You can always adjust all settings in Scrivener, no matter what project template you started with. The key thing to understand with templates is that they demonstrate a preset use of existing features toward a specific purpose, they do not add or remove features from the software. So yes, you can always go into the Page Settings compile pane and adjust the headers and footers—if that underlying format allows you to do so (some formats do not have headers and footers).

About including the folders - it depends! In my case, the folders are also the chapter titles. The folders have synopsis text that I don’t want in the manuscript. I include the folders but on Compile / All Options / Formatting, I select the folders, check title and uncheck everything else (synopsis, text etc). For the documents I check text and nothing else.

At the bottom of Compile / All Options, there’s a pulldown “Compile For.” I use epub which does not need or provide page numbers (pages are flexible depending on text point size in epub.) If you select PDF or Word, then there’s a Page Settings on the left which lets you define the page Header and Footer with <$p> indicating page number.

Thanks DJL. I was able to succeed using your method. Thanks all. I’m sure I’ll be back with more questions later, but I have my first working draft printed out now!

Glad I could help. Note to the L&L team - compile does seem to be too difficult, but it’s hard to see how it could be simplified without losing something that somebody uses.
For example if we only had folders that could nest but not have text, and documents that contain text but can’t nest, things would be simpler. Instead, folders do have text and documents nest inside other documents, so the user has to look after how all those options get compiled.
There are too many ways for things not to make it into the compile. The options are buried in dialogs instead of being visible at a glance. But if they were visible, there would be a vast amount to see.

Compile is a very powerful function, and has lots of options because of that. All of the features are there because someone (probably more than one someone) wanted them.

The available compile presets can be very useful as a starting point, in most cases giving you something that will be “close enough” for a rough copy for your own use, and at least get you in the ballpark of a usable final format.
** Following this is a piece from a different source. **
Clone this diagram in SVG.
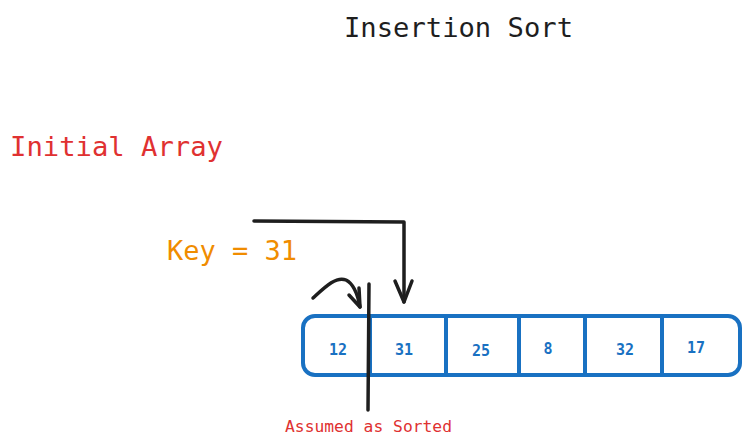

It’s also helpful to start to think about what structure you’ll ultimately want as the draft gets closer to being “done”. So, for instance, once you know what all of the chapters are you might think about making sure that they are structured consistently, or you might start merging documents together so that the smallest element is at least a full scene.

I recommend doing test compiles fairly early on, too. It’s much easier to figure the function out if you explore it casually over a period of months, rather than having a huge crunch at the end when you’re on a deadline to get the project out the door. The more complex your formatting requirements, the more helpful it is to start early.